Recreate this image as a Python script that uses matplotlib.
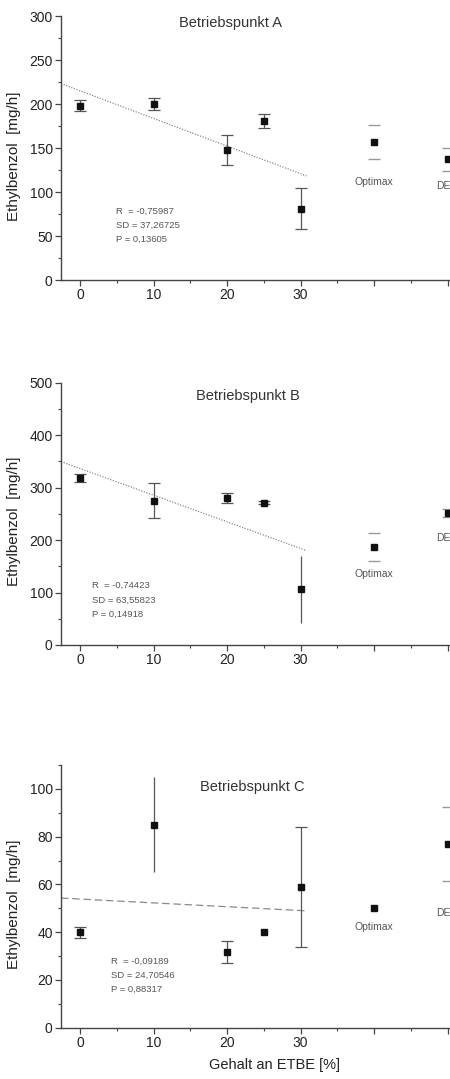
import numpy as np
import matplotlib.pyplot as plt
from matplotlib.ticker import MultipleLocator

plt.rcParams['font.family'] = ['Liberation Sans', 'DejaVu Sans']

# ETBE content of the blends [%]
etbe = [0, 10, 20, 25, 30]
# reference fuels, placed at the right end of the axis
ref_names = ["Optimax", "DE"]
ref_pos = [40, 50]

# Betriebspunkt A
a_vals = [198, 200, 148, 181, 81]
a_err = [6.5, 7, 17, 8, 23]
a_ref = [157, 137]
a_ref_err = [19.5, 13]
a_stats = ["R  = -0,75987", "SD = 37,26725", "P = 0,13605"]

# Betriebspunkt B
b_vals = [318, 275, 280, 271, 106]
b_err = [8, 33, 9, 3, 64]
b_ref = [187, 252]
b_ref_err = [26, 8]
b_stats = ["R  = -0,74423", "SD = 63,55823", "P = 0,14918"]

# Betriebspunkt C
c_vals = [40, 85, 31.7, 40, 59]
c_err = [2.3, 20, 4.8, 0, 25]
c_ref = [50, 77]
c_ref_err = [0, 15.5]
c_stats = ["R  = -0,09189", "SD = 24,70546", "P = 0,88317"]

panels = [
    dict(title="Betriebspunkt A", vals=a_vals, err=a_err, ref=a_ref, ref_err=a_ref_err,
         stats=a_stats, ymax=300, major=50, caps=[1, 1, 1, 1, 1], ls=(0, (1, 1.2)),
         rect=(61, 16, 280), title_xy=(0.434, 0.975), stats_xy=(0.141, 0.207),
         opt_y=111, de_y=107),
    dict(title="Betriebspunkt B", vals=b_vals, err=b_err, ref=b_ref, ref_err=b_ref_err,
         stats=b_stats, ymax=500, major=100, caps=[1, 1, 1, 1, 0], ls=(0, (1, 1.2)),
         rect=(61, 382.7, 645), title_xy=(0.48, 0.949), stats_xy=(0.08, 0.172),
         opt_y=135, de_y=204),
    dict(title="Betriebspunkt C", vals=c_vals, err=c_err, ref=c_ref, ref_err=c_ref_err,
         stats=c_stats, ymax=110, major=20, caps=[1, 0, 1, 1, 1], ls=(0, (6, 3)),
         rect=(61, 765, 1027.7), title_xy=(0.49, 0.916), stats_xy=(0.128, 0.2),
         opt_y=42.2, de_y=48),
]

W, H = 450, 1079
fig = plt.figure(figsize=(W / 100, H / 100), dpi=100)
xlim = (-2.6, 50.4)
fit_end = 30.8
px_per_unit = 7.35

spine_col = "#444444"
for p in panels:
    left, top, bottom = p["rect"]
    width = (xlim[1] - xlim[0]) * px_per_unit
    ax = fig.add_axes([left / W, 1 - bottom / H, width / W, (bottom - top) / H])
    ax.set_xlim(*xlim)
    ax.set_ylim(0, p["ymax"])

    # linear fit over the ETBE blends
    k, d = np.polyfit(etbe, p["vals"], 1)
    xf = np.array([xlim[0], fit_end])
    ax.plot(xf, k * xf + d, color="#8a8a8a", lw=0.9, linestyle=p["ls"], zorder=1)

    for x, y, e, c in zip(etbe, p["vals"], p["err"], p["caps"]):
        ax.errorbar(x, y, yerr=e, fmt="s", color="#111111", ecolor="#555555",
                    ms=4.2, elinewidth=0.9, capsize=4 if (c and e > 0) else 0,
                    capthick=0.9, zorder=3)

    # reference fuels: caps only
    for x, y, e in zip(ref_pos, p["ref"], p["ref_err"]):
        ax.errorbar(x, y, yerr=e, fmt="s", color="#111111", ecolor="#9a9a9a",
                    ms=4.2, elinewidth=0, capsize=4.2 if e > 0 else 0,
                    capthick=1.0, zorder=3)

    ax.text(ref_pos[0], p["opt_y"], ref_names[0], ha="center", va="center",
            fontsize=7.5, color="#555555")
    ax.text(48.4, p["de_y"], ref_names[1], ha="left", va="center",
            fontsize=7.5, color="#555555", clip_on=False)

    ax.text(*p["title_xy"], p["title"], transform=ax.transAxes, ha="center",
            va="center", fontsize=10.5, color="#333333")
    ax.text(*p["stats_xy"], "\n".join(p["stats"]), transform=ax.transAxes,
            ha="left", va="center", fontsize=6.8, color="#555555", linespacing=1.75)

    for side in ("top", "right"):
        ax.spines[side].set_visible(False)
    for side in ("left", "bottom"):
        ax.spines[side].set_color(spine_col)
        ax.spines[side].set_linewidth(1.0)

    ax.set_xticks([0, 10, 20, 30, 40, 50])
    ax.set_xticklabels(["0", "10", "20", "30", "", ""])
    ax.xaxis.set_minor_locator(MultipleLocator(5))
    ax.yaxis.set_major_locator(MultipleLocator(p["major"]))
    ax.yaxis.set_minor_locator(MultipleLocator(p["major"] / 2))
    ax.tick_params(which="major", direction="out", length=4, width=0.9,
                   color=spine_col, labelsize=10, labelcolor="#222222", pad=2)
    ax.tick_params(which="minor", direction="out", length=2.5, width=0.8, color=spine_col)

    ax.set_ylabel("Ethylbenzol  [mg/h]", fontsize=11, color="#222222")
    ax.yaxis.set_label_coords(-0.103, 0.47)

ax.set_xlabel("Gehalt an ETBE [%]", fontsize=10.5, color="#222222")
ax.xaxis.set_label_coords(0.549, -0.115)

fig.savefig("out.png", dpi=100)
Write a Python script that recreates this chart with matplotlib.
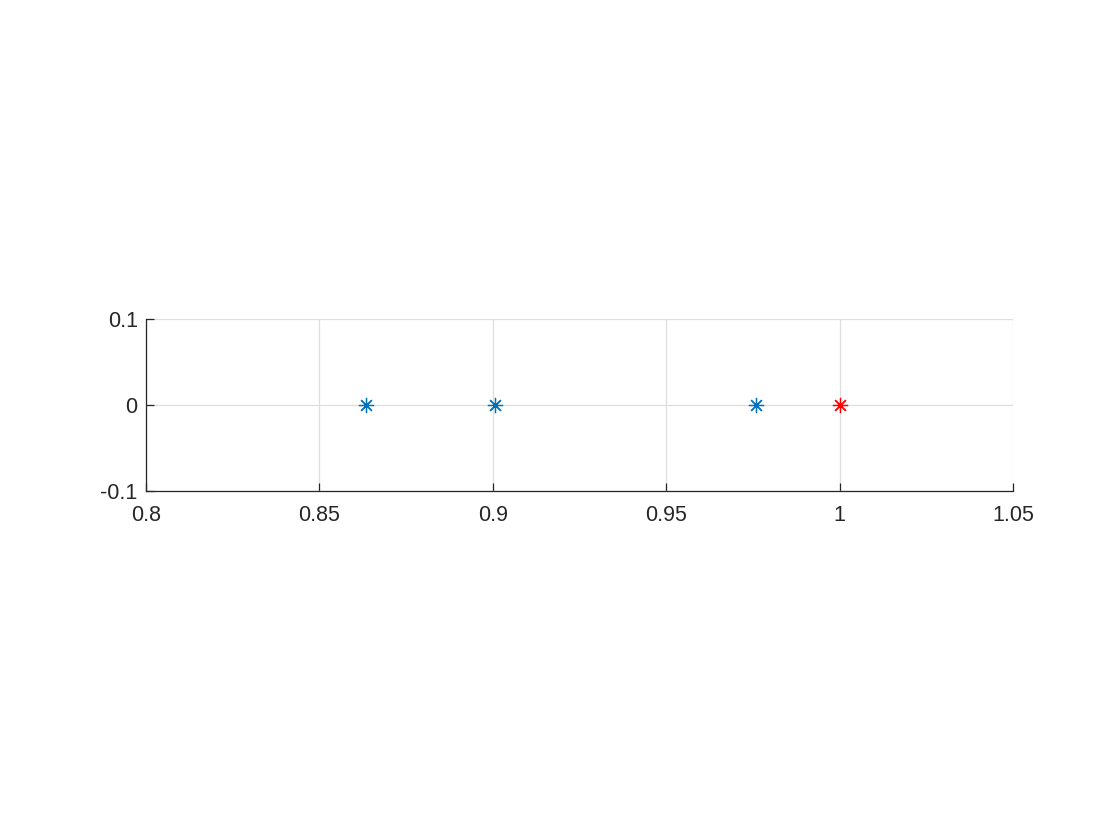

# [What you are asked to do]
Show all lines in the entries above where the string "matplotlib" appears.

# [Task result]
Recreate this image as a Python script that uses matplotlib.
import matplotlib.pyplot as plt
from matplotlib.ticker import MultipleLocator
Write a Python script that recreates this chart with matplotlib.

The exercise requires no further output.